::: Data lines

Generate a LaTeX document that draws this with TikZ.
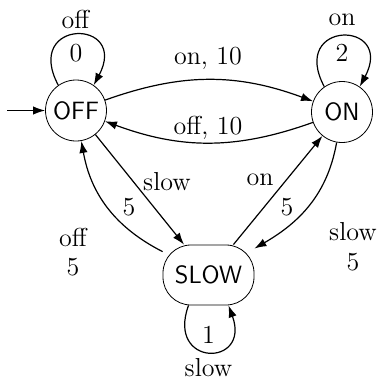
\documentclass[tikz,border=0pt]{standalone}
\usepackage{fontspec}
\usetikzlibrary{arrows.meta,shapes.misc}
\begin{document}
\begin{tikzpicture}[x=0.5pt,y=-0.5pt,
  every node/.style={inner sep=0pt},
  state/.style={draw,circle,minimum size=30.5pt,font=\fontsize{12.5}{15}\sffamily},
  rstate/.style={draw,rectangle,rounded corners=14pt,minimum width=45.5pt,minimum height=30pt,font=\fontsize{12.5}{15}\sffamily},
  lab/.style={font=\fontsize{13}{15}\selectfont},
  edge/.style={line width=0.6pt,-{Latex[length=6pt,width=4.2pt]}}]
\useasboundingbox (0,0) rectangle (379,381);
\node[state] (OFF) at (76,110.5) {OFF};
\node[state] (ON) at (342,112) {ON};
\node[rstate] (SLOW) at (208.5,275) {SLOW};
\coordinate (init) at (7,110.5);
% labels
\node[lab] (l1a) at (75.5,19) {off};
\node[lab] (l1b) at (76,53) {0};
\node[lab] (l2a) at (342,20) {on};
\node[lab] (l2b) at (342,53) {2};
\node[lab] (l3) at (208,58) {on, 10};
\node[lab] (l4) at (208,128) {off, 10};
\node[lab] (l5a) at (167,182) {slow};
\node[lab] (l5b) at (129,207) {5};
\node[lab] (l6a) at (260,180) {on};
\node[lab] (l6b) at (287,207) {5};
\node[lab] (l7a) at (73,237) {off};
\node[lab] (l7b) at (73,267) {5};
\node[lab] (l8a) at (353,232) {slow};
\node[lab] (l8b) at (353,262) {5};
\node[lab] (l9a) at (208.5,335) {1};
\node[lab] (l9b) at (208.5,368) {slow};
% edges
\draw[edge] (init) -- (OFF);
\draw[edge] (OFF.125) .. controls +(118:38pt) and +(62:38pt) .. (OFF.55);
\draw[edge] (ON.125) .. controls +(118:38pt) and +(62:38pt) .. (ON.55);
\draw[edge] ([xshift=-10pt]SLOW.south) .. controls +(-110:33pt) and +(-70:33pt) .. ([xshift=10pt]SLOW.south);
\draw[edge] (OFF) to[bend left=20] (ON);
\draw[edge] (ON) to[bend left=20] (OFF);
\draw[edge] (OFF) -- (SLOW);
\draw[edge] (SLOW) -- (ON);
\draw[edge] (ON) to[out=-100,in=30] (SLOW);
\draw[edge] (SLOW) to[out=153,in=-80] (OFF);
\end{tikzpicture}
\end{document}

::::::
::: Data lines

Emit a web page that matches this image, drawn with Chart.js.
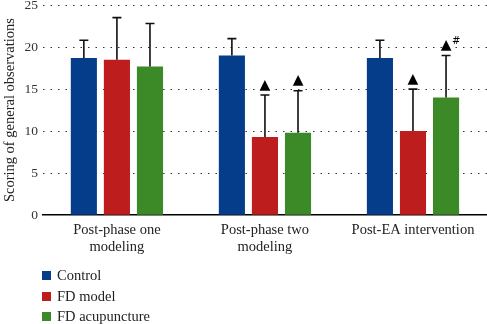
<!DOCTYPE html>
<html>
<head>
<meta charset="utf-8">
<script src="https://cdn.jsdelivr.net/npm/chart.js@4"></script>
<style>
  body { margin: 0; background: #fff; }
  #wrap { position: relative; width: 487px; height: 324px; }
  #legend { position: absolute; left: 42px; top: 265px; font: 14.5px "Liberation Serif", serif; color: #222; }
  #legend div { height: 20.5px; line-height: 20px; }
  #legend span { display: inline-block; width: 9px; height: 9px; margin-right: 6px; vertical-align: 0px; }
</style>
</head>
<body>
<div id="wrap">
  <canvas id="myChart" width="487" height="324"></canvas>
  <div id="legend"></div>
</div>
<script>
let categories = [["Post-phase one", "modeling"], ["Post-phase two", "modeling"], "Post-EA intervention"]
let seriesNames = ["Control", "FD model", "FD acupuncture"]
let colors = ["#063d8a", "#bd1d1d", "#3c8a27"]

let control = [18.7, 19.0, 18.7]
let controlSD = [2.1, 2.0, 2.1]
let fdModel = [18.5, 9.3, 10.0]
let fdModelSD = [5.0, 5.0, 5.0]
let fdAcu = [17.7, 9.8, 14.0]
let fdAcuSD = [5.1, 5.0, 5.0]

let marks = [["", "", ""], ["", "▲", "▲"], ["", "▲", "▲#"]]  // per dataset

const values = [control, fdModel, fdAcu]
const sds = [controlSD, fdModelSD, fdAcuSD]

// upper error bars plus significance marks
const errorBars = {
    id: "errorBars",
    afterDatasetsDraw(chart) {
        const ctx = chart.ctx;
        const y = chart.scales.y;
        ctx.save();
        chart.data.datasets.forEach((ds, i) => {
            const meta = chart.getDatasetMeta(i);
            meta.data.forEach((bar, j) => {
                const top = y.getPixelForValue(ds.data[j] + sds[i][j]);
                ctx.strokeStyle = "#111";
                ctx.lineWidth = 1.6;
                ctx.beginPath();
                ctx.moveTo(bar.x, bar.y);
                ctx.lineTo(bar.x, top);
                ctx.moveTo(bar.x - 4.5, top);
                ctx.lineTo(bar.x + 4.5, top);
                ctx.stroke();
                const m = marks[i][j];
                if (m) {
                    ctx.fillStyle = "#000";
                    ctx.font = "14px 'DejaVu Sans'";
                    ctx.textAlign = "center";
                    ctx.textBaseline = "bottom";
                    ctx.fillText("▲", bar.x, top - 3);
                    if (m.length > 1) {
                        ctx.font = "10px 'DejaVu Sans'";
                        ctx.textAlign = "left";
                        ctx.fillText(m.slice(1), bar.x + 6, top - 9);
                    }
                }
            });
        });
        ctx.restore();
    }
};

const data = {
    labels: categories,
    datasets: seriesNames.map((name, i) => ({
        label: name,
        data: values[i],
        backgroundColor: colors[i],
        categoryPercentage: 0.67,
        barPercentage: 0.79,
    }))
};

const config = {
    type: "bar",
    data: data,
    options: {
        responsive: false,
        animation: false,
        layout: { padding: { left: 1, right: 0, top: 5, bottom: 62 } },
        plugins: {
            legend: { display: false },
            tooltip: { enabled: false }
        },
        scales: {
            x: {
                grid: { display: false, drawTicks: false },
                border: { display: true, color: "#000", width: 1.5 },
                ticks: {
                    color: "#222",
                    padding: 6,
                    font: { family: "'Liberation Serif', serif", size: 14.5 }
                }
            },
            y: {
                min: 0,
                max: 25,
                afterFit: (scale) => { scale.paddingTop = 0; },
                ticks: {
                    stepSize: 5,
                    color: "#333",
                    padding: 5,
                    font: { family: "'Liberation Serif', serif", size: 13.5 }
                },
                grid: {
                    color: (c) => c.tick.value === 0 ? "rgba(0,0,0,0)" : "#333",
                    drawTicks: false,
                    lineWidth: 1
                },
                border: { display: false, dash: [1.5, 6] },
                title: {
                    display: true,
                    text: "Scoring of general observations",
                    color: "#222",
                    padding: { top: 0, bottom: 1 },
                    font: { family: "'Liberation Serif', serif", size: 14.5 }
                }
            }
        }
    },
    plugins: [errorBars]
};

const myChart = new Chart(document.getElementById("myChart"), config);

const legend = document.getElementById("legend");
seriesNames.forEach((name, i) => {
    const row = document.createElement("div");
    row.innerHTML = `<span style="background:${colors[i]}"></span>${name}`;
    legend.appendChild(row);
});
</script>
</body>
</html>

::::::

Stated task
Scan the material above and determine how many lines include the word "with"; report only the number.

Answer to the problem
2